— SOURCE MATERIAL —
================

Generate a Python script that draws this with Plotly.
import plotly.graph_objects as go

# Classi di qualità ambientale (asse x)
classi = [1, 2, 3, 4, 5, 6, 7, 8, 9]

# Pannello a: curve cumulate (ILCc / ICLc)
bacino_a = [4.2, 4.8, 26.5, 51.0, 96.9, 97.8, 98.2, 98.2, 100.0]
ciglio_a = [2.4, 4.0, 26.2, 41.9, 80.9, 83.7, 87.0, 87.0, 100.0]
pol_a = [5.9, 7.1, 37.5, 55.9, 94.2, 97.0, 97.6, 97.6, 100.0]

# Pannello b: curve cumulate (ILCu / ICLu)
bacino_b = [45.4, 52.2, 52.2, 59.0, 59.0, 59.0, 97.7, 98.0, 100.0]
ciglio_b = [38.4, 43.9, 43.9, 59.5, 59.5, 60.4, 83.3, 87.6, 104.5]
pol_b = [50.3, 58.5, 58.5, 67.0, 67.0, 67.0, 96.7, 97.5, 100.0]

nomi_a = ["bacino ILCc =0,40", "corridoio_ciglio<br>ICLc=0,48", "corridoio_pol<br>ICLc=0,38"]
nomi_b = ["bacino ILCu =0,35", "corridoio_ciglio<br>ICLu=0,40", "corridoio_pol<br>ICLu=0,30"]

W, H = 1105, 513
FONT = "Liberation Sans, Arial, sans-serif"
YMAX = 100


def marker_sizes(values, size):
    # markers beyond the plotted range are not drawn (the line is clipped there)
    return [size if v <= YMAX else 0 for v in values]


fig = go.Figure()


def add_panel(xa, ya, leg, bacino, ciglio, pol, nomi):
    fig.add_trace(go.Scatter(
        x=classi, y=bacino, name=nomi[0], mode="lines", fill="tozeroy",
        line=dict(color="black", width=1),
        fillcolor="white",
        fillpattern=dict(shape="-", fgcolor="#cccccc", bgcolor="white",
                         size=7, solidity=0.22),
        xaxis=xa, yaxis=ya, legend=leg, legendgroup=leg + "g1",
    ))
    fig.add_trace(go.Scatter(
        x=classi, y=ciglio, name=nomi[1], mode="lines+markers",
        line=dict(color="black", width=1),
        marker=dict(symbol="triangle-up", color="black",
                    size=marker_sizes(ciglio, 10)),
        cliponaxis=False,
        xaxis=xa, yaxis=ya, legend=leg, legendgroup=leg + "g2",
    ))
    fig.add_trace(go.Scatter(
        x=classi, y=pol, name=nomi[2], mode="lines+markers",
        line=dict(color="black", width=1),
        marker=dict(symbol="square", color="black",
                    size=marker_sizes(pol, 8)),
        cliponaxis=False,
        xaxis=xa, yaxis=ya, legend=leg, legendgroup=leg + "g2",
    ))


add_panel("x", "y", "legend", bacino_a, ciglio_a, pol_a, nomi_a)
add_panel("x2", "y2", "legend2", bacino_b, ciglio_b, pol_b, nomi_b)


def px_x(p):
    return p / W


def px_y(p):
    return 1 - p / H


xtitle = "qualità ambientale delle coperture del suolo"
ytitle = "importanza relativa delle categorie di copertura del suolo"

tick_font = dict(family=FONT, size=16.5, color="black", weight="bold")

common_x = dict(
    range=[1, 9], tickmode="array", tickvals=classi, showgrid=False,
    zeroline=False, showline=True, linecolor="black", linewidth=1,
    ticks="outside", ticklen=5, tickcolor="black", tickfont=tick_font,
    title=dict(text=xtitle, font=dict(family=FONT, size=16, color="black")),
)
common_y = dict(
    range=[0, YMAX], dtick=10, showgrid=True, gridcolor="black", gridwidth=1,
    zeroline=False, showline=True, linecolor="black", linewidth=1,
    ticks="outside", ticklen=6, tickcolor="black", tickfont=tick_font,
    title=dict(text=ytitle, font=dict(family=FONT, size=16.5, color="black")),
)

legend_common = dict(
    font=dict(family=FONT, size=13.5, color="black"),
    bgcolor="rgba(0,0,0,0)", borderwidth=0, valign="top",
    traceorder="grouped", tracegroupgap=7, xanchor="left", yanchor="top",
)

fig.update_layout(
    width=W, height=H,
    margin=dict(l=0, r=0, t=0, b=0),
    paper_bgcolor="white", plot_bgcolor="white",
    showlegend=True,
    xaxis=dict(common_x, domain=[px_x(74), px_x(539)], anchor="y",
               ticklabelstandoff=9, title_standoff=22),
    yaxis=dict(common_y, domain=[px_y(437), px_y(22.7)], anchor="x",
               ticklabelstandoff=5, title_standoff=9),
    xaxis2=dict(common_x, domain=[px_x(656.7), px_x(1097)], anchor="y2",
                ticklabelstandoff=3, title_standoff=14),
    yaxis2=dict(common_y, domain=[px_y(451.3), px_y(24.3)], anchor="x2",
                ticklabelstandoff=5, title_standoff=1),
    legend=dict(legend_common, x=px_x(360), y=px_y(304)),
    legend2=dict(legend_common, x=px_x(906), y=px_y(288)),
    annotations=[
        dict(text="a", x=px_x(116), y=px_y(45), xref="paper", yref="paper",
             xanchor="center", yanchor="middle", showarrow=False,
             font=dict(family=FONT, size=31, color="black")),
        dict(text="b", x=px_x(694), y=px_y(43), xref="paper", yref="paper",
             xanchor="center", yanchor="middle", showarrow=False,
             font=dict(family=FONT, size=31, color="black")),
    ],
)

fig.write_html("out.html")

================

— WHAT IS REQUIRED —
Using the data above, restate word for word the lines from its opening line through the line that contains "fig = go.Figure()", and no more.

— SOLVED EXERCISE —
Generate a Python script that draws this with Plotly.
import plotly.graph_objects as go

# Classi di qualità ambientale (asse x)
classi = [1, 2, 3, 4, 5, 6, 7, 8, 9]

# Pannello a: curve cumulate (ILCc / ICLc)
bacino_a = [4.2, 4.8, 26.5, 51.0, 96.9, 97.8, 98.2, 98.2, 100.0]
ciglio_a = [2.4, 4.0, 26.2, 41.9, 80.9, 83.7, 87.0, 87.0, 100.0]
pol_a = [5.9, 7.1, 37.5, 55.9, 94.2, 97.0, 97.6, 97.6, 100.0]

# Pannello b: curve cumulate (ILCu / ICLu)
bacino_b = [45.4, 52.2, 52.2, 59.0, 59.0, 59.0, 97.7, 98.0, 100.0]
ciglio_b = [38.4, 43.9, 43.9, 59.5, 59.5, 60.4, 83.3, 87.6, 104.5]
pol_b = [50.3, 58.5, 58.5, 67.0, 67.0, 67.0, 96.7, 97.5, 100.0]

nomi_a = ["bacino ILCc =0,40", "corridoio_ciglio<br>ICLc=0,48", "corridoio_pol<br>ICLc=0,38"]
nomi_b = ["bacino ILCu =0,35", "corridoio_ciglio<br>ICLu=0,40", "corridoio_pol<br>ICLu=0,30"]

W, H = 1105, 513
FONT = "Liberation Sans, Arial, sans-serif"
YMAX = 100


def marker_sizes(values, size):
    # markers beyond the plotted range are not drawn (the line is clipped there)
    return [size if v <= YMAX else 0 for v in values]


fig = go.Figure()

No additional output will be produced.